Prairie beavers who once made their home in holes
While technically a beaver can be defined according to its genome and anatomy, those attributes don’t necessarily capture the essence of a beaver. The aquatic mammals have often been dubbed the engineers of the animal world, mainly for the amazing lodges they build. Aside from providing safe, relatively comfortable dwellings, these structures also reshape the the rivers they’re built on, making a strong impression on their environment. Looking back at some ancient relatives of the Castor genus, this propensity to build striking homes seems to be a critical, common thread in the family tree, even if those homes were sometimes directed into the ground instead of out on the water.

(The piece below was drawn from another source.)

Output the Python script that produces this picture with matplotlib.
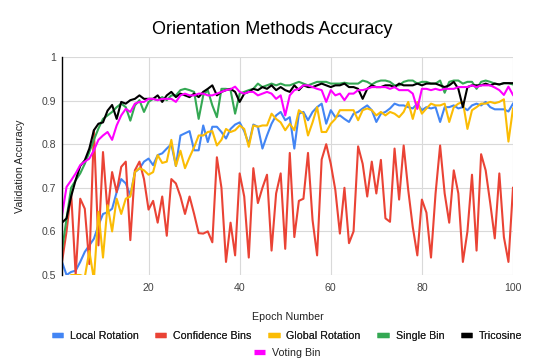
import matplotlib
matplotlib.use("Agg")
import matplotlib.pyplot as plt
from matplotlib.lines import Line2D

plt.rcParams['font.family'] = ['Liberation Sans', 'DejaVu Sans']

epochs = list(range(1, 101))

local_rotation = [
    0.53, 0.50, 0.507, 0.51, 0.53, 0.553, 0.568, 0.583, 0.614, 0.64,
    0.644, 0.652, 0.69, 0.72, 0.71, 0.683, 0.736, 0.744, 0.76, 0.767,
    0.752, 0.775, 0.779, 0.79, 0.80, 0.75, 0.82, 0.825, 0.83, 0.786,
    0.786, 0.843, 0.805, 0.84, 0.84, 0.828, 0.813, 0.835, 0.845, 0.85,
    0.83, 0.80, 0.845, 0.84, 0.79, 0.82, 0.847, 0.866, 0.874, 0.855,
    0.862, 0.79, 0.87, 0.874, 0.855, 0.874, 0.885, 0.893, 0.847, 0.878,
    0.862, 0.866, 0.858, 0.851, 0.87, 0.874, 0.882, 0.889, 0.878, 0.851,
    0.87, 0.874, 0.882, 0.893, 0.889, 0.889, 0.885, 0.882, 0.893, 0.878,
    0.885, 0.882, 0.885, 0.851, 0.885, 0.885, 0.889, 0.882, 0.885, 0.878,
    0.889, 0.893, 0.889, 0.897, 0.885, 0.88, 0.88, 0.88, 0.875, 0.893,
]

confidence_bins = [
    0.53, 0.60, 0.69, 0.50, 0.675, 0.652, 0.525, 0.832, 0.568, 0.782,
    0.644, 0.736, 0.69, 0.748, 0.76, 0.58, 0.74, 0.76, 0.72, 0.65,
    0.67, 0.62, 0.68, 0.59, 0.72, 0.71, 0.68, 0.64, 0.68, 0.64,
    0.596, 0.595, 0.60, 0.575, 0.77, 0.70, 0.53, 0.62, 0.545, 0.733,
    0.68, 0.54, 0.745, 0.665, 0.70, 0.73, 0.556, 0.687, 0.733, 0.56,
    0.78, 0.587, 0.67, 0.675, 0.78, 0.626, 0.545, 0.765, 0.80, 0.755,
    0.695, 0.595, 0.70, 0.573, 0.60, 0.795, 0.755, 0.68, 0.76, 0.687,
    0.764, 0.63, 0.622, 0.79, 0.673, 0.797, 0.695, 0.61, 0.545, 0.673,
    0.643, 0.54, 0.687, 0.797, 0.687, 0.62, 0.74, 0.687, 0.53, 0.60,
    0.73, 0.556, 0.777, 0.74, 0.665, 0.584, 0.733, 0.587, 0.53, 0.70,
]

global_rotation = [
    0.45, 0.49, 0.50, 0.50, 0.50, 0.495, 0.555, 0.49, 0.645, 0.54,
    0.66, 0.60, 0.675, 0.64, 0.675, 0.68, 0.736, 0.745, 0.74, 0.73,
    0.736, 0.775, 0.757, 0.76, 0.81, 0.75, 0.785, 0.745, 0.77, 0.793,
    0.82, 0.82, 0.828, 0.83, 0.797, 0.81, 0.835, 0.828, 0.832, 0.843,
    0.835, 0.794, 0.843, 0.84, 0.843, 0.843, 0.87, 0.858, 0.85, 0.832,
    0.847, 0.832, 0.878, 0.87, 0.82, 0.85, 0.885, 0.828, 0.828, 0.847,
    0.858, 0.878, 0.878, 0.878, 0.878, 0.855, 0.878, 0.882, 0.878, 0.866,
    0.874, 0.866, 0.874, 0.87, 0.862, 0.874, 0.897, 0.858, 0.897, 0.87,
    0.882, 0.893, 0.889, 0.889, 0.893, 0.851, 0.885, 0.893, 0.897, 0.835,
    0.878, 0.885, 0.893, 0.893, 0.897, 0.894, 0.897, 0.903, 0.806, 0.882,
]

single_bin = [
    0.555, 0.63, 0.70, 0.717, 0.733, 0.755, 0.782, 0.81, 0.836, 0.858,
    0.866, 0.874, 0.885, 0.893, 0.885, 0.854, 0.889, 0.901, 0.874, 0.897,
    0.904, 0.901, 0.908, 0.901, 0.912, 0.912, 0.924, 0.927, 0.924, 0.92,
    0.858, 0.912, 0.924, 0.889, 0.862, 0.927, 0.927, 0.924, 0.87, 0.916,
    0.92, 0.924, 0.927, 0.939, 0.931, 0.935, 0.939, 0.935, 0.939, 0.935,
    0.935, 0.939, 0.943, 0.939, 0.935, 0.939, 0.943, 0.943, 0.943, 0.939,
    0.939, 0.939, 0.941, 0.939, 0.939, 0.939, 0.946, 0.943, 0.937, 0.943,
    0.946, 0.946, 0.943, 0.935, 0.935, 0.943, 0.946, 0.946, 0.939, 0.943,
    0.943, 0.939, 0.939, 0.946, 0.918, 0.943, 0.946, 0.946, 0.939, 0.943,
    0.943, 0.927, 0.943, 0.946, 0.943, 0.939, 0.937, 0.94, 0.94, 0.937,
]

tricosine = [
    0.62, 0.63, 0.68, 0.718, 0.75, 0.763, 0.79, 0.832, 0.847, 0.85,
    0.877, 0.89, 0.858, 0.897, 0.893, 0.901, 0.904, 0.912, 0.904, 0.904,
    0.904, 0.912, 0.897, 0.912, 0.92, 0.908, 0.916, 0.912, 0.908, 0.916,
    0.908, 0.92, 0.927, 0.935, 0.912, 0.92, 0.924, 0.927, 0.92, 0.897,
    0.916, 0.92, 0.927, 0.924, 0.931, 0.927, 0.935, 0.924, 0.931, 0.924,
    0.92, 0.935, 0.924, 0.935, 0.931, 0.931, 0.935, 0.939, 0.935, 0.931,
    0.935, 0.935, 0.939, 0.931, 0.931, 0.927, 0.904, 0.927, 0.935, 0.931,
    0.931, 0.935, 0.935, 0.931, 0.939, 0.935, 0.935, 0.935, 0.939, 0.935,
    0.939, 0.939, 0.939, 0.935, 0.931, 0.935, 0.943, 0.927, 0.885, 0.931,
    0.935, 0.935, 0.935, 0.939, 0.935, 0.939, 0.937, 0.94, 0.94, 0.94,
]

voting_bin = [
    0.637, 0.702, 0.717, 0.733, 0.752, 0.76, 0.767, 0.786, 0.81, 0.82,
    0.828, 0.81, 0.843, 0.866, 0.881, 0.874, 0.893, 0.897, 0.897, 0.904,
    0.904, 0.901, 0.904, 0.904, 0.904, 0.897, 0.912, 0.916, 0.912, 0.912,
    0.916, 0.916, 0.912, 0.912, 0.916, 0.92, 0.924, 0.926, 0.932, 0.92,
    0.916, 0.92, 0.92, 0.912, 0.916, 0.92, 0.916, 0.904, 0.912, 0.866,
    0.912, 0.924, 0.927, 0.935, 0.935, 0.931, 0.927, 0.924, 0.897, 0.924,
    0.912, 0.916, 0.901, 0.916, 0.916, 0.924, 0.924, 0.927, 0.931, 0.931,
    0.931, 0.931, 0.927, 0.931, 0.924, 0.924, 0.924, 0.916, 0.881, 0.927,
    0.927, 0.924, 0.927, 0.924, 0.927, 0.927, 0.927, 0.931, 0.931, 0.931,
    0.935, 0.931, 0.935, 0.935, 0.935, 0.93, 0.924, 0.913, 0.932, 0.913,
]

series_names = ["Local Rotation", "Confidence Bins", "Global Rotation",
                "Single Bin", "Tricosine", "Voting Bin"]
series_values = [local_rotation, confidence_bins, global_rotation,
                 single_bin, tricosine, voting_bin]
series_colors = ["#4285F4", "#EA4335", "#FBBC04", "#34A853", "#000000", "#FF00FF"]

x_ticks = [20, 40, 60, 80, 100]
y_ticks = [0.5, 0.6, 0.7, 0.8, 0.9, 1.0]
y_tick_labels = ["0.5", "0.6", "0.7", "0.8", "0.9", "1"]

W, H = 545, 363
fig = plt.figure(figsize=(W / 100, H / 100), dpi=100)
L, R, T, B = 62, 513, 57, 275
ax = fig.add_axes([L / W, 1 - B / H, (R - L) / W, (B - T) / H])

for name, vals, col in zip(series_names, series_values, series_colors):
    ax.plot(epochs, vals, color=col, lw=1.5, label=name, solid_joinstyle='round')

ax.set_xlim(1, 100)
ax.set_ylim(0.5, 1.0)
ax.set_xticks(x_ticks)
ax.set_yticks(y_ticks)
ax.set_yticklabels(y_tick_labels)
ax.grid(True, color="#d9d9d9", lw=0.8)
ax.set_axisbelow(True)
ax.tick_params(length=0, labelsize=7.6, colors="#444444")
ax.tick_params(axis='x', pad=6)
ax.tick_params(axis='y', pad=4)
for s in ["top", "right", "bottom"]:
    ax.spines[s].set_visible(False)
ax.spines["left"].set_color("#000000")
ax.spines["left"].set_linewidth(1.0)

ax.set_xlabel("Epoch Number", fontsize=7.7, color="#222222")
ax.xaxis.label.set_va("center")
ax.xaxis.set_label_coords(0.5, (B - 317) / (B - T))
ax.set_ylabel("Validation Accuracy", fontsize=7.7, color="#222222")
ax.yaxis.label.set_va("center")
ax.yaxis.set_label_coords((20 - L) / (R - L), 0.5)

fig.text(0.5, 1 - 30 / H, "Orientation Methods Accuracy", ha="center", va="center",
         fontsize=13, color="#000000")

handles = [Line2D([], [], color=c, lw=3.8, solid_capstyle='butt') for c in series_colors]
leg1 = fig.legend(handles[:5], series_names[:5], loc="center", ncol=5,
                  bbox_to_anchor=(287 / W, 1 - 336 / H), frameon=False,
                  fontsize=7.7, handlelength=1.05, handletextpad=0.65,
                  columnspacing=1.55, labelcolor="#222222", borderaxespad=0, borderpad=0)
fig.add_artist(leg1)
fig.legend(handles[5:], series_names[5:], loc="center", ncol=1,
           bbox_to_anchor=(287 / W, 1 - 353 / H), frameon=False,
           fontsize=7.7, handlelength=1.05, handletextpad=0.65,
           labelcolor="#222222", borderaxespad=0, borderpad=0)

fig.savefig("out.png", dpi=100)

The homes of the ancient beaver Palaeocastor were quite baffling when first discovered as trace fossils in the American Midwest. Instead of finding the actual homes, people were coming upon fossilized casts of their underground burrows. An inverted burrow probably would have gone unnoticed as yet another rock if it weren’t for the particular structural innovations Palaeocastor put on them— they were giant corkscrews. Rather than dig in a straight line down into the ground, Palaeocastor must have dug in a spiraling column as far as nine feet under the ground. The fossilized cast of these impressive burrows were then given the understandable nickname of “devil’s corkscrews,” since nothing else had ever been seen to connect such an object to the home of an extinct mammal, much less a 22 million-year-old beaver.
Built by beavers
Palaeocastors weren’t especially large, and mostly resembled a cross between a modern aquatic beaver and a gopher. They lacked their modern relative’s distinct, flap-shaped tail, but they did have the telltale, over-sized front teeth, which is part of how they were ever connected to their amazing burrows. Early examinations of the burrow casts found pieces of twigs and plant materials embedded in them, raising the possibility that they were actually bizarre root structures. This theory was discarded when rodent bones were discovered inside, especially since they could be matched to the scratch marks also found along the outer surface.

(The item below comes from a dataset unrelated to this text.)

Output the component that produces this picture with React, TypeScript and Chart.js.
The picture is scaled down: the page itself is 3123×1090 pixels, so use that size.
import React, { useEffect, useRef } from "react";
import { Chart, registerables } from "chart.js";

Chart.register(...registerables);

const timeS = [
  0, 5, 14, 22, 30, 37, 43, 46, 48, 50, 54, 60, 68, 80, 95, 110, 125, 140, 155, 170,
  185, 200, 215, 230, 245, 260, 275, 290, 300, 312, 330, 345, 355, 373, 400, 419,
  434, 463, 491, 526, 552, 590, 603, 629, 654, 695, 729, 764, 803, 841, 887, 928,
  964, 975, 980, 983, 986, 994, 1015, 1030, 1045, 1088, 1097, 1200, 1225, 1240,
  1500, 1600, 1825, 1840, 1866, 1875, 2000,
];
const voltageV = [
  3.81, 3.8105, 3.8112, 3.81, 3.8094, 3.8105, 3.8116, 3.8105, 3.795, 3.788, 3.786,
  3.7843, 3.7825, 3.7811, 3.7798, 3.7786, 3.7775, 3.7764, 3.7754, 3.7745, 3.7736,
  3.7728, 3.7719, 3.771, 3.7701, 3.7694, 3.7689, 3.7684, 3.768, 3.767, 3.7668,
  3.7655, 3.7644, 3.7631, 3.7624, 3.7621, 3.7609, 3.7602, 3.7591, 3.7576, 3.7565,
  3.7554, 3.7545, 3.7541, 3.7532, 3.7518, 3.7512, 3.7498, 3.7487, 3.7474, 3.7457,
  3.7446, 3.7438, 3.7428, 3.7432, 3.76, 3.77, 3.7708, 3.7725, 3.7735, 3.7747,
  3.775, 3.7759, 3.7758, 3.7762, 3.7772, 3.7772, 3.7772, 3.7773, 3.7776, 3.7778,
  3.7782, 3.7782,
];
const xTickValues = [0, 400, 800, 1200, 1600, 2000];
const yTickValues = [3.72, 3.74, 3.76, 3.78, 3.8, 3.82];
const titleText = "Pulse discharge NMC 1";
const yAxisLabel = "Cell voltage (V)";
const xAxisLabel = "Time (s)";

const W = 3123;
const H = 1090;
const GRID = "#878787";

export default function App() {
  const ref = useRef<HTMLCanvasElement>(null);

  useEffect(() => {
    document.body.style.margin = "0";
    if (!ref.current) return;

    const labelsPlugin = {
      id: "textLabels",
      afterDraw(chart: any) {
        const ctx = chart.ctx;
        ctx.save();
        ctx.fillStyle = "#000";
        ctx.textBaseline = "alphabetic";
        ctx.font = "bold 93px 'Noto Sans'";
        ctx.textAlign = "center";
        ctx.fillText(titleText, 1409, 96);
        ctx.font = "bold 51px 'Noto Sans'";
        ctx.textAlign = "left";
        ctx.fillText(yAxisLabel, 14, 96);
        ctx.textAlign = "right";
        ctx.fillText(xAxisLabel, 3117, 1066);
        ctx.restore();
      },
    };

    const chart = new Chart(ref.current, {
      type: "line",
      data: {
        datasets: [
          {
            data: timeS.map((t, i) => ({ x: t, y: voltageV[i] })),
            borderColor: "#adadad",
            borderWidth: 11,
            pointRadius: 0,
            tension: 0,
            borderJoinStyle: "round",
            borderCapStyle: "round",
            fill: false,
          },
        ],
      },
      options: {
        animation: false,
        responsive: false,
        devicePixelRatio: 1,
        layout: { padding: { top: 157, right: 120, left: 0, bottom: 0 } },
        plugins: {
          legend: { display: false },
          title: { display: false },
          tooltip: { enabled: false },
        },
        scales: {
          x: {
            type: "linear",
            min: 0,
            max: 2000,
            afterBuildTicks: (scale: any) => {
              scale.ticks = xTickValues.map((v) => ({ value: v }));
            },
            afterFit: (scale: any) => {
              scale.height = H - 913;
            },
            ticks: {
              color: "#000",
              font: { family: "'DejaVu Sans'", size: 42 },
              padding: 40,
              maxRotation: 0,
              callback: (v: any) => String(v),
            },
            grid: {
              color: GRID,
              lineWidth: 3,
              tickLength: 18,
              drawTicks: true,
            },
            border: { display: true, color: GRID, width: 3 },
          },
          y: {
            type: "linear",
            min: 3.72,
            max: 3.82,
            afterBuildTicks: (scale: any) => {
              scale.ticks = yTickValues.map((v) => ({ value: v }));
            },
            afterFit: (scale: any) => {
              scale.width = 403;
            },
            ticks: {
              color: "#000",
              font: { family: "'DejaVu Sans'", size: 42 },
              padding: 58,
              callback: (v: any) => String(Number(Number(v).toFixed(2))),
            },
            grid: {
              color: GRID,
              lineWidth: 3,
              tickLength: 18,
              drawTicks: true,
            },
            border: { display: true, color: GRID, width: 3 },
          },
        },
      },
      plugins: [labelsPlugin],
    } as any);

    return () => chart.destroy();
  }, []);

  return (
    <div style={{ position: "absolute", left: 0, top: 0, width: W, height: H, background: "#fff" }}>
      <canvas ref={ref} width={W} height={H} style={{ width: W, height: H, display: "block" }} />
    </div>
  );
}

Those scratch marks were evidence of digging, showing that these structures had been excavated by the some of the rodents inside. However, as these were beaver dwellings, the scratches were eventually proven to be from the animal’s teeth, rather than their claws like a gopher or rabbit would have done. Like their modern counterparts, Palaeocastor put their mouth to use for their construction projects. Burrowing face-first may explain the spiraling shape, as it may have helped Palaeocastor push dirt out behind it. Other possibilities include making the homes less accessible to predators, almost like a modern beaver dam obscures its entrance in the water. Also like their modern cousins, this beavers added a few pleasant flourishes to the floor plan, including side pools that would collect water and keep the main dwelling all the more comfortable.